Namun jika merujuk kepada tulisan yang dibuat oleh Oemar Seno Adji, maka delik agama yang dimaksud adalah dalam pengertian delik terhadap agama dan delik yang berhubungan dengan agama.( Ifdhal Kasim dalam Aliansi Reformasi KUHP)..
Dalam sejarahnya, gagasan perumusan delik agama masuk dalam KUHP berawal dari seminar hukum nasional 1 pada tahun 1963 yang menghasilkan suatu resolusi bahwa perlu dimasukkannya delik agama dalam Kitab Undang Undang Hukum Pidana Nasional. Alasannya adalah karena dasar negara kita yaitu Pancasila khususnya sila pertama tentang Ketuhanan Yang Maha Esa dengan Pasal 29 UU D tahun 1945 yang menjadi dasar dalam kehidupan keagamaan di Indonesia. Ketentuan tersebut dijadikan pembenaran penciptaan delik delik agama dalam KUHP.
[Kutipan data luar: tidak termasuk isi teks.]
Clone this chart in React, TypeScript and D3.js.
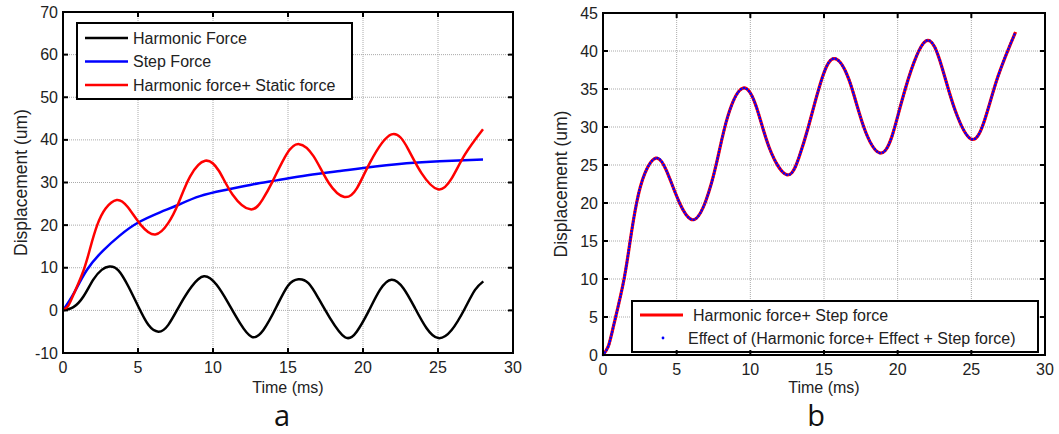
import React from 'react';
import * as d3 from 'd3';

const xTicks = [0, 5, 10, 15, 20, 25, 30];
const leftYTicks = [-10, 0, 10, 20, 30, 40, 50, 60, 70];
const rightYTicks = [0, 5, 10, 15, 20, 25, 30, 35, 40, 45];

// [time (ms), displacement (um)]
const harmonicForce: [number, number][] = [
  [0, 0], [0.69, 0.75], [1.36, 3.25], [2.02, 7.2], [2.58, 9.5], [3.09, 10.3], [3.69, 9.4],
  [4.36, 5.6], [5.02, 0.9], [5.69, -3.4], [6.36, -5.0], [7.02, -3.4], [7.8, 1.3], [8.58, 5.6],
  [9.4, 8.0], [10.24, 6.0], [11.02, 1.7], [11.8, -3.0], [12.58, -6.2], [13.36, -4.6],
  [14.24, 0.9], [15.0, 5.8], [15.69, 7.3], [16.36, 6.4], [17.02, 2.9], [17.8, -1.8],
  [18.8, -6.3], [19.58, -5.0], [20.36, -0.3], [21.13, 4.8], [21.9, 7.2], [22.69, 5.2],
  [23.47, 0.5], [24.24, -4.2], [25.02, -6.5], [25.91, -4.6], [26.8, 0.5], [27.47, 4.8],
  [28.02, 6.8],
];

const stepForce: [number, number][] = [
  [0, 0], [0.69, 3.8], [1.58, 9.4], [2.69, 14.1], [3.8, 17.6], [4.96, 20.5], [6.47, 23.0],
  [7.58, 24.6], [9.13, 26.8], [10.9, 28.3], [12.7, 29.6], [14.24, 30.5], [16.3, 31.7],
  [18.47, 32.7], [20.02, 33.4], [22.9, 34.5], [25.1, 35.0], [28.0, 35.4],
];

const harmonicPlusStatic: [number, number][] = [
  [0, 0], [0.35, 1.1], [0.7, 3.7], [1.37, 9.4], [1.82, 14.7], [2.28, 20], [2.84, 23.9],
  [3.58, 25.9], [4.3, 24.3], [5.2, 20], [6.15, 17.8], [7.0, 20.4], [7.7, 25.2], [8.47, 31.4],
  [9.48, 35.1], [10.4, 32.7], [11.3, 27.2], [12.5, 23.7], [13.3, 26.0], [13.95, 30.1],
  [14.9, 36.6], [15.74, 39.0], [16.7, 36.2], [17.7, 30], [18.76, 26.6], [19.6, 28.7],
  [20.5, 34.9], [21.9, 41.3], [23.0, 37.9], [23.9, 32.2], [25.0, 28.4], [25.9, 30.9],
  [26.8, 36.6], [28.0, 42.5],
];

const leftLegend = ['Harmonic Force', 'Step Force', 'Harmonic force+ Static force'];
const rightLegend = ['Harmonic force+ Step force', 'Effect of (Harmonic force+ Effect + Step force)'];

const FONT = '"Liberation Sans", Arial, sans-serif';

type Scale = d3.ScaleLinear<number, number>;

function Frame({ x, y, yTicks, children }: { x: Scale; y: Scale; yTicks: number[]; children?: React.ReactNode }) {
  const [x0, x1] = x.range();
  const [y0, y1] = y.range(); // y0 bottom, y1 top
  const tl = 5;
  return (
    <g>
      {/* dotted grid */}
      {xTicks.slice(1, -1).map(t => (
        <line key={'gx' + t} x1={x(t)} x2={x(t)} y1={y0} y2={y1} stroke="#aaa" strokeDasharray="1 1" />
      ))}
      {yTicks.slice(1, -1).map(t => (
        <line key={'gy' + t} x1={x0} x2={x1} y1={y(t)} y2={y(t)} stroke="#aaa" strokeDasharray="1 1" />
      ))}
      {children}
      <rect x={x0} y={y1} width={x1 - x0} height={y0 - y1} fill="none" stroke="#000" strokeWidth={2} />
      {xTicks.map(t => (
        <g key={'tx' + t}>
          <line x1={x(t)} x2={x(t)} y1={y0} y2={y0 - tl} stroke="#000" strokeWidth={2} />
          <line x1={x(t)} x2={x(t)} y1={y1} y2={y1 + tl} stroke="#000" strokeWidth={2} />
          <text x={x(t)} y={y0 + 20} textAnchor="middle" fontSize={16} fill="#222">{t}</text>
        </g>
      ))}
      {yTicks.map(t => (
        <g key={'ty' + t}>
          <line x1={x0} x2={x0 + tl} y1={y(t)} y2={y(t)} stroke="#000" strokeWidth={2} />
          <line x1={x1} x2={x1 - tl} y1={y(t)} y2={y(t)} stroke="#000" strokeWidth={2} />
          <text x={x0 - 5} y={y(t)} dy="0.35em" textAnchor="end" fontSize={16} fill="#222">{t}</text>
        </g>
      ))}
      <text x={(x0 + x1) / 2} y={393} textAnchor="middle" fontSize={16} fill="#222">Time (ms)</text>
      <text transform={`translate(${x0 - 42},${(y0 + y1) / 2}) rotate(-90)`} dy="0.35em" textAnchor="middle" fontSize={17.5} fill="#222">
        Displacement (um)
      </text>
    </g>
  );
}

export default function App() {
  const lx = d3.scaleLinear().domain([0, 30]).range([63, 513]);
  const ly = d3.scaleLinear().domain([-10, 70]).range([353, 12]);
  const rx = d3.scaleLinear().domain([0, 30]).range([603, 1045]);
  const ry = d3.scaleLinear().domain([0, 45]).range([355, 13]);

  const lineL = d3.line<[number, number]>().x(d => lx(d[0])).y(d => ly(d[1])).curve(d3.curveNatural);
  const lineR = d3.line<[number, number]>().x(d => rx(d[0])).y(d => ry(d[1])).curve(d3.curveNatural);

  const leftColors = ['#000', '#0000ff', '#ff0000'];

  return (
    <svg width={1059} height={434} style={{ position: 'absolute', left: 0, top: 0, background: '#fff' }} fontFamily={FONT}>
      <Frame x={lx} y={ly} yTicks={leftYTicks}>
        <path d={lineL(harmonicForce) || ''} fill="none" stroke="#000" strokeWidth={2.5} />
        <path d={lineL(stepForce) || ''} fill="none" stroke="#0000ff" strokeWidth={2.5} />
        <path d={lineL(harmonicPlusStatic) || ''} fill="none" stroke="#ff0000" strokeWidth={2.5} />
        <rect x={77} y={23} width={275} height={76} fill="#fff" stroke="#000" strokeWidth={2} />
        {leftLegend.map((name, i) => (
          <g key={name}>
            <line x1={85} x2={128} y1={38 + i * 23.5} y2={38 + i * 23.5} stroke={leftColors[i]} strokeWidth={2.5} />
            <text x={133} y={38 + i * 23.5} dy="0.35em" fontSize={16} fill="#222">{name}</text>
          </g>
        ))}
      </Frame>

      <Frame x={rx} y={ry} yTicks={rightYTicks}>
        <path d={lineR(harmonicPlusStatic) || ''} fill="none" stroke="#ff0000" strokeWidth={3.2} />
        <path d={lineR(harmonicPlusStatic) || ''} fill="none" stroke="#0000ff" strokeWidth={2.6}
          strokeDasharray="0 3.2" strokeLinecap="round" />
        <rect x={632} y={301} width={406} height={51} fill="#fff" stroke="#000" strokeWidth={2} />
        <line x1={640} x2={683} y1={315} y2={315} stroke="#ff0000" strokeWidth={3} />
        <text x={693} y={315} dy="0.35em" fontSize={16} fill="#222">{rightLegend[0]}</text>
        <circle cx={663} cy={338} r={1.4} fill="#0000ff" />
        <text x={688} y={338} dy="0.35em" fontSize={16} fill="#222">{rightLegend[1]}</text>
      </Frame>

      <text x={282} y={426} textAnchor="middle" fontSize={29} fontFamily='"Open Sans", sans-serif' fill="#111">a</text>
      <text x={816} y={426} textAnchor="middle" fontSize={29} fontFamily='"Open Sans", sans-serif' fill="#111">b</text>
    </svg>
  );
}
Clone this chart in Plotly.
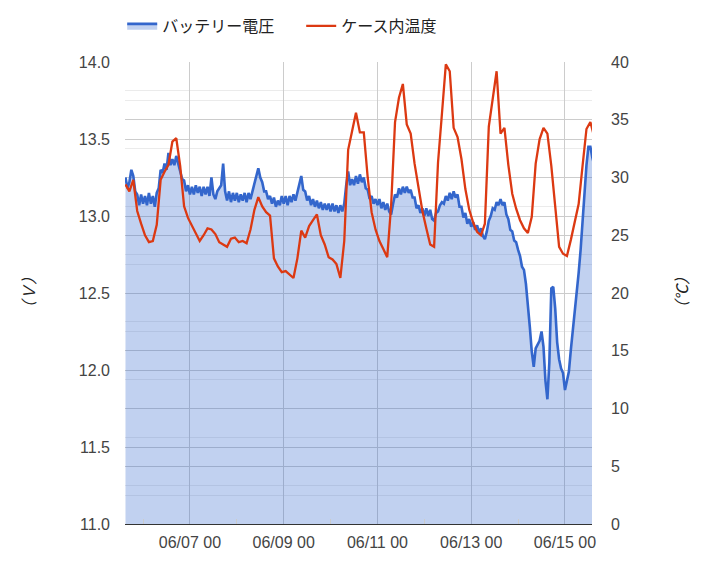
import plotly.graph_objects as go
import pandas as pd

# Battery voltage (V), sampled every hour from 2023-06-05 15:00
voltage = [
    13.25, 13.18, 13.22, 13.30, 13.26, 13.16, 13.14, 13.07, 13.14, 13.08,
    13.13, 13.07, 13.15, 13.08, 13.13, 13.06, 13.15, 13.18, 13.30, 13.28,
    13.34, 13.30, 13.41, 13.33, 13.37, 13.33, 13.39, 13.34, 13.30, 13.24,
    13.23, 13.16, 13.20, 13.14, 13.19, 13.14, 13.20, 13.15, 13.19, 13.13,
    13.19, 13.14, 13.19, 13.13, 13.25, 13.14, 13.11, 13.16, 13.18, 13.20,
    13.34, 13.16, 13.10, 13.16, 13.09, 13.15, 13.10, 13.15, 13.09, 13.14,
    13.10, 13.15, 13.09, 13.15, 13.11, 13.16, 13.22, 13.27, 13.31, 13.25,
    13.22, 13.16, 13.16, 13.11, 13.13, 13.08, 13.12, 13.06, 13.10, 13.07,
    13.13, 13.08, 13.13, 13.07, 13.13, 13.09, 13.14, 13.10, 13.16, 13.20,
    13.26, 13.17, 13.16, 13.10, 13.13, 13.07, 13.11, 13.06, 13.10, 13.05,
    13.09, 13.04, 13.08, 13.04, 13.08, 13.03, 13.08, 13.03, 13.07, 13.02,
    13.07, 13.03, 13.08, 13.20, 13.29, 13.20, 13.24, 13.20, 13.26, 13.21,
    13.27, 13.22, 13.25, 13.18, 13.17, 13.11, 13.13, 13.08, 13.11, 13.07,
    13.11, 13.05, 13.09, 13.04, 13.08, 13.03, 13.01, 13.08, 13.14, 13.12,
    13.18, 13.14, 13.19, 13.15, 13.19, 13.15, 13.17, 13.12, 13.12, 13.05,
    13.07, 13.02, 13.05, 13.00, 13.05, 13.00, 13.04, 12.98, 12.97, 13.02,
    13.03, 13.07, 13.09, 13.08, 13.13, 13.10, 13.15, 13.11, 13.16, 13.12,
    13.14, 13.06, 13.06, 12.99, 13.02, 12.95, 12.98, 12.93, 12.96, 12.91,
    12.94, 12.89, 12.92, 12.87, 12.85, 12.90, 12.97, 13.00, 13.05, 13.04,
    13.09, 13.07, 13.11, 13.07, 13.09, 13.01, 12.98, 12.91, 12.90, 12.84,
    12.83, 12.78, 12.74, 12.67, 12.65, 12.56, 12.44, 12.28, 12.12, 12.02,
    12.14, 12.17, 12.19, 12.25, 12.15, 11.93, 11.81, 12.05, 12.53, 12.54,
    12.40, 12.18, 12.07, 12.01, 11.98, 11.87, 11.92, 11.99, 12.13, 12.25,
    12.37, 12.50, 12.63, 12.78, 12.97, 13.15, 13.33, 13.45, 13.45, 13.38,
    13.33,
]

# Temperature inside the case (deg C), sampled every 2 hours from 2023-06-05 15:00
temperature = [
    29.4, 28.8, 29.8, 27.1, 26.0, 25.0, 24.4, 24.5, 25.9, 29.8,
    30.5, 31.1, 33.1, 33.4, 31.0, 27.5, 26.5, 25.8, 25.1, 24.5,
    25.0, 25.6, 25.5, 25.1, 24.4, 24.2, 24.0, 24.7, 24.8, 24.4,
    24.5, 24.3, 25.5, 27.2, 28.3, 27.5, 27.0, 26.7, 23.0, 22.3,
    21.8, 21.9, 21.6, 21.3, 23.0, 25.4, 24.8, 25.8, 26.3, 26.8,
    25.0, 24.2, 23.1, 22.9, 22.5, 21.3, 24.5, 32.4, 34.0, 35.6,
    33.9, 33.9, 30.0, 27.0, 25.5, 24.5, 23.8, 23.1, 27.6, 34.8,
    36.9, 38.1, 34.6, 33.8, 31.2, 29.0, 27.1, 25.6, 24.2, 24.0,
    31.3, 35.5, 39.8, 39.2, 34.3, 33.5, 31.6, 29.0, 27.2, 26.1,
    25.3, 25.0, 26.0, 34.4, 37.0, 39.2, 33.8, 34.3, 31.1, 28.6,
    27.3, 26.3, 25.6, 25.2, 26.6, 31.2, 33.3, 34.3, 33.8, 31.0,
    27.5, 24.0, 23.4, 23.2, 24.6, 26.1, 27.7, 31.0, 34.2, 34.8,
    33.5,
]

start_time = "2023-06-05 15:00"
voltage_step = "1h"
temperature_step = "2h"
x_range = ["2023-06-05 14:45", "2023-06-15 13:50"]
series_names = ["バッテリー電圧", "ケース内温度"]
left_title = "（Ｖ）"
right_title = "（℃）"

v_times = pd.date_range(start_time, periods=len(voltage), freq=voltage_step)
t_times = pd.date_range(start_time, periods=len(temperature), freq=temperature_step)

FONT = "Liberation Sans, Arial, Noto Sans CJK JP, sans-serif"
TITLE_FONT = "Noto Sans CJK JP, sans-serif"

fig = go.Figure()
fig.add_trace(go.Scatter(
    x=v_times, y=voltage, name=series_names[0], mode="lines",
    line=dict(color="#3366cc", width=2.6), fill="tozeroy",
    fillcolor="rgba(51,102,204,0.3)", yaxis="y",
))
fig.add_trace(go.Scatter(
    x=t_times, y=temperature, name=series_names[1], mode="lines",
    line=dict(color="#dc3912", width=2.3), yaxis="y2",
))

fig.update_layout(
    width=709, height=567,
    margin=dict(l=125, r=117, t=62, b=43, autoexpand=False),
    paper_bgcolor="white", plot_bgcolor="white",
    font=dict(family=FONT, size=16, color="#444444"),
    showlegend=True,
    legend=dict(orientation="h", x=-0.006, xanchor="left", y=1.078, yanchor="middle",
                font=dict(size=16, color="#222222"), bgcolor="rgba(0,0,0,0)",
                entrywidth=134, itemwidth=30),
    xaxis=dict(
        range=x_range, type="date", tickformat="%m/%d %H",
        dtick=2 * 86400000, tick0="2023-06-07 00:00",
        showgrid=True, gridcolor="#cccccc", gridwidth=1,
        showline=True, linecolor="#333333", linewidth=1,
        ticks="", ticklabelstandoff=4,
        minor=dict(dtick=86400000, tick0="2023-06-06 00:00", ticks="inside",
                   ticklen=5, tickcolor="#cccccc", showgrid=False),
        zeroline=False, fixedrange=True,
    ),
    yaxis=dict(
        range=[11, 14], dtick=0.5, tickformat=".1f",
        showgrid=True, gridcolor="#cccccc", gridwidth=1,
        minor=dict(dtick=0.25, showgrid=True, gridcolor="#ebebeb"),
        zeroline=False, showline=False, ticks="", ticklabelstandoff=14,
    ),
    yaxis2=dict(
        range=[0, 40], dtick=5, overlaying="y", side="right",
        showgrid=True, gridcolor="#cccccc", gridwidth=1,
        minor=dict(dtick=2.5, showgrid=True, gridcolor="#ebebeb"),
        zeroline=False, showline=False, ticks="", ticklabelstandoff=18,
    ),
    annotations=[
        dict(text=left_title, xref="paper", yref="paper", x=-0.208, y=0.5,
             xanchor="center", yanchor="middle", showarrow=False, textangle=-90,
             font=dict(family=TITLE_FONT, size=16, color="#222222", style="italic")),
        dict(text=right_title, xref="paper", yref="paper", x=1.19, y=0.5,
             xanchor="center", yanchor="middle", showarrow=False, textangle=-90,
             font=dict(family=TITLE_FONT, size=16, color="#222222", style="italic")),
    ],
)

fig.write_html("out.html")
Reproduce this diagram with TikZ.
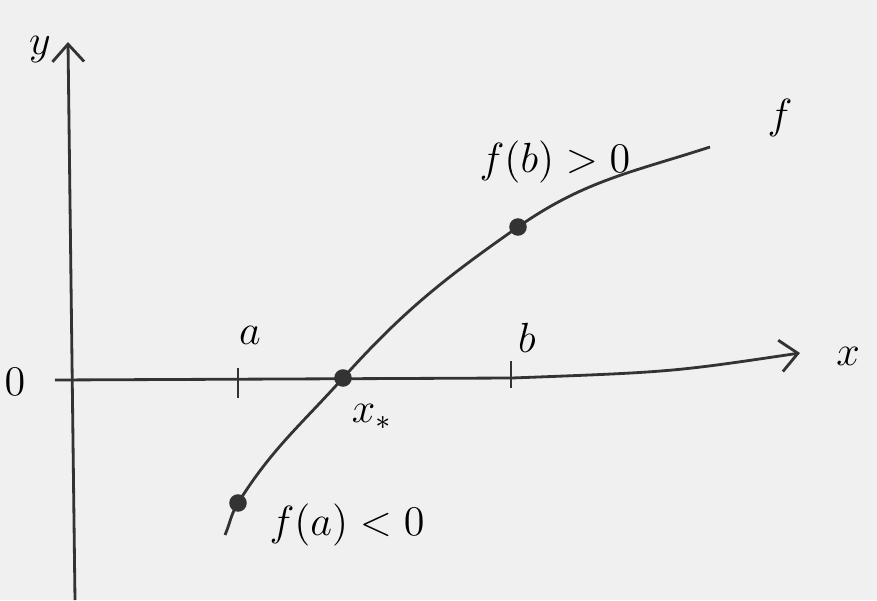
\documentclass[tikz,border=0pt]{standalone}
\usetikzlibrary{arrows.meta}
\begin{document}
\begin{tikzpicture}[font=\large, >={Straight Barb[length=5pt,width=9pt]},
		eje/.style={draw=black!80, thick},
		curva/.style={draw=black!80, thick},
		marca/.style={draw=black!80, thick},
		punto/.style={circle, fill=black!80, inner sep=0pt, minimum size=5pt}]
	\fill[black!6] (-0.72,-2.2) rectangle (8.05,3.8);
	\useasboundingbox (-0.72,-2.2) rectangle (8.05,3.8);
	% ejes
	\coordinate (ya) at (0.03,-2.2);
	\coordinate (yb) at (-0.04,3.38);
	\coordinate (xa) at (-0.17,0);
	\coordinate (xb) at (7.28,0.27);
	\draw[eje, ->] (ya) -- (yb);
	\draw[eje, ->] (xa) -- (4.4,0.02) .. controls (6,0.08) .. (xb);
	\node (ly) at (-0.32,3.3) {$y$};
	\node (lx) at (7.76,0.24) {$x$};
	\node (l0) at (-0.57,-0.02) {$0$};
	% marcas a y b
	\draw[marca] (1.66,0.12) -- (1.66,-0.18);
	\draw[marca] (4.39,0.19) -- (4.39,-0.08);
	\node (la) at (1.78,0.45) {$a$};
	\node (lb) at (4.55,0.42) {$b$};
	% funcion
	\coordinate (c0) at (1.53,-1.55);
	\coordinate (fa) at (1.66,-1.23);
	\coordinate (xs) at (2.71,0.02);
	\coordinate (fb) at (4.46,1.53);
	\coordinate (c1) at (6.38,2.33);
	\draw[curva] (c0) to[out=67,in=238] (fa) to[out=58,in=228] (xs)
		to[out=48,in=215] (fb) to[out=35,in=198] (c1);
	\node[punto] (pa) at (fa) {};
	\node[punto] (px) at (xs) {};
	\node[punto] (pb) at (fb) {};
	\node (lf) at (7.08,2.62) {$f$};
	\node (lfb) at (4.83,2.18) {$f(b)>0$};
	\node (lfa) at (2.75,-1.45) {$f(a)<0$};
	\node (lxs) at (3.0,-0.37) {$x_*$};
\end{tikzpicture}
\end{document}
Dalam pandangan para perumus awal bahwa agama dalam kehidupan dan kenyataan hukum merupakan faktor fundamental, sehingga dapat lah dimengerti apabila faktor tersebut dapat digunakan sebagai landasan kuat dan kokoh dihidupkannya delik delik agama. Delik agama dapat hidup berdampingan dengan delik delik susila, bahkan dapat mengambil unsur agama sebagai sumber inspirasi.
Hal pokok yang ingin dilindungi dalam konsep delik terhadap agama adalah melindungi kesucian agama itu sendiri, bukan melindungi kebebasan beragama para pemeluk pemeluknya ( individu). Sebab menurut perancang nya, agama perlu dilindungi dari kemungkinan kemungkinan perbuatan yang dapat merendahkan atau menistakan simbol simbol agama, seperti Tuhan, Nabi , Kitab Suci dan sebagainya. Oemar Seno Adji memberikan argumentasi bahwa dimaksud kan untuk melindungi kesucian agama, tetapi karena agama ” tidak bisa bicara”, maka pasal ini juga ditujukan untuk melindungi para penganut agama.
Prof. Muladi, menyebutkan adanya sejumlah kebutuhan mendasar yang perlu dijembatani dalam permasalahan pengaturan delik delik agama tersebut, yaitu
1. Tertib administrasi pluralistik. Maksudnya adalah bahwa keanekaragaman paham keagamaan akan dilindungi, dan untuk itu sebuah pengaturan hukum untuk menjamin tertibnya keanekaragaman yang ada dalam masyarakat Indonesia.
2. Rasa keagamaan masyarakat. Perancang Undang Undang berpendapat bahwa perasaan masyarakat dalam melakukan persoalan keagamaan menjadi tolok ukurnya keberhasilan penerapan sebuah peraturan, sehingga undang undang dibuat untuk semestinya terjaminnya nilai nilai keagamaan yang dianut masyarakat.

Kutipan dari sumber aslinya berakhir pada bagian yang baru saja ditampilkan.